Colorado State University Launches New School to Prepare Teachers, Principals

A new school to help prepare teachers and principals for today’s K-12 needs launched today at Colorado State University. The School of Teacher Education and Principal Preparation, or STEPP, will offer teaching licenses under a new structure at the university.

As a part of the College of Applied Human Sciences, the School of Education has been offering teacher licensure programs but the STEPP program consolidates resources for required classes from colleges across the Colorado State University campus. The School of Education will continue to provide graduate-level courses and degrees.

"Teaching is the essential profession, the one that makes all other professions possible," said April Mason, dean of the College of Applied Human Sciences. "The School of Teacher Education and Principal Preparation will focus attention on the important program of preparing the best teachers and administrators for our pre-K-12 education system. This new school will not only prepare new teachers and principals, it will enable faculty to conduct research and provide continuing education."

STEPP will intentionally address the shortage of teachers in the STEM disciplines – science, technology, engineering and math – along with shortfalls in foreign languages. The school also will focus on preparing principals to lead schools through today’s challenges. A new structure for the licensing process will create interdisciplinary study.

"Colorado State University is pleased to offer this opportunity to people who want to make a difference in the educational experience of students from pre-kindergarten through their senior year of high school," said CSU President Tony Frank. "The creation of this school better focuses our resources to realistically prepare teachers for today’s challenges and reflects our university’s desire to ensure an excellent and meaningful educational experience for students throughout their educational careers."

The current licensure process for educators at CSU is a non-degreed program; students receive their degree in a content area, such as history, and take teacher preparation classes in the School of Education. About 1,000 undergraduate and graduate students including early childhood, pre-kindergarten-12 and secondary education programs are currently in the licensure program. The existing School of Education will continue to offer advanced programs in education including a master’s and doctoral degree.   

While the shortage of qualified teachers in math and science and subsequent lack of student interest and achievement in these subjects has long been a national concern, a recent national report indicates that teachers in all disciplines are lacking in preparation. A study by the former president of the Teachers College at Columbia University concludes that a high majority of the nation’s 1,200 teacher preparation programs are mediocre to poor, are not in tune with the nation’s schools and don’t prepare teachers for real-world classrooms. Colorado State’s teacher preparation courses and programs consistently win praise by the Colorado Department of Education, and some of its programs are models for others in the nation.

The school will be directed by Donna Cooner, current director of the licensure program at the university.

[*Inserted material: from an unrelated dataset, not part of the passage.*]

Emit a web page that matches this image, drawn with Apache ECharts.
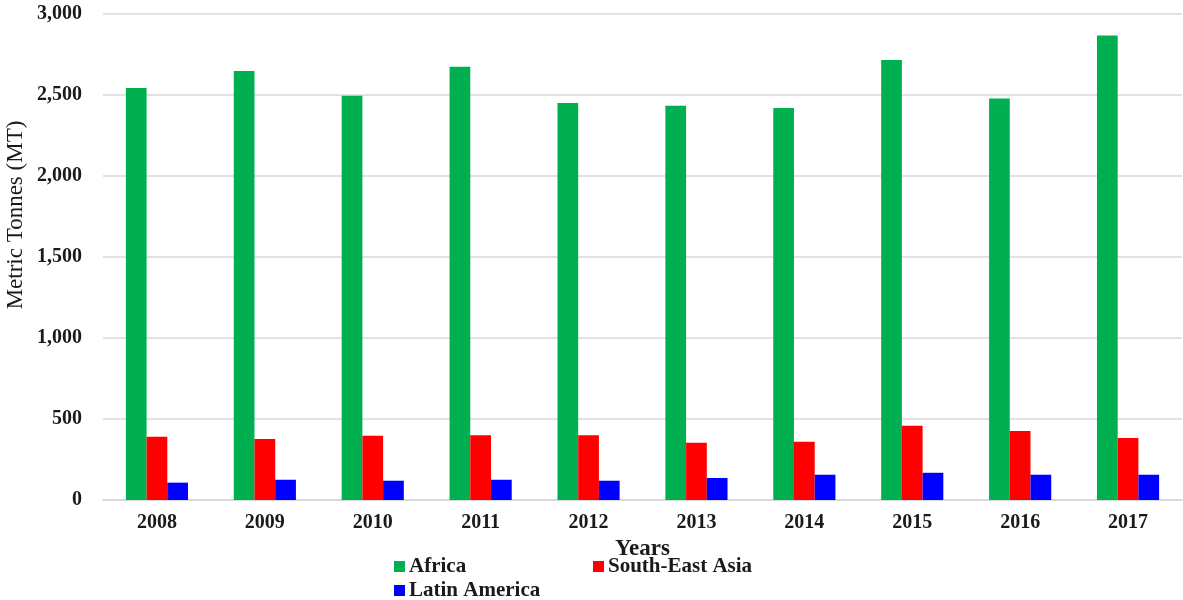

"The creation of this school allows the university to strengthen an already strong licensure program for teachers and continue to build our principal preparation program," said Cooner. "It creates a structure needed to support CSU’s programs, which are fast becoming regional and national leaders in educator preparation."

The existing program places a high number of graduates in teaching positions.  A collaboration with local school districts results in CSU teachers-to-be receiving classroom experience with real students in real classrooms early and often in the teacher preparation program. The new teachers leave the program with a high level of skills and techniques based on the latest information available related to effective teaching and how young students learn.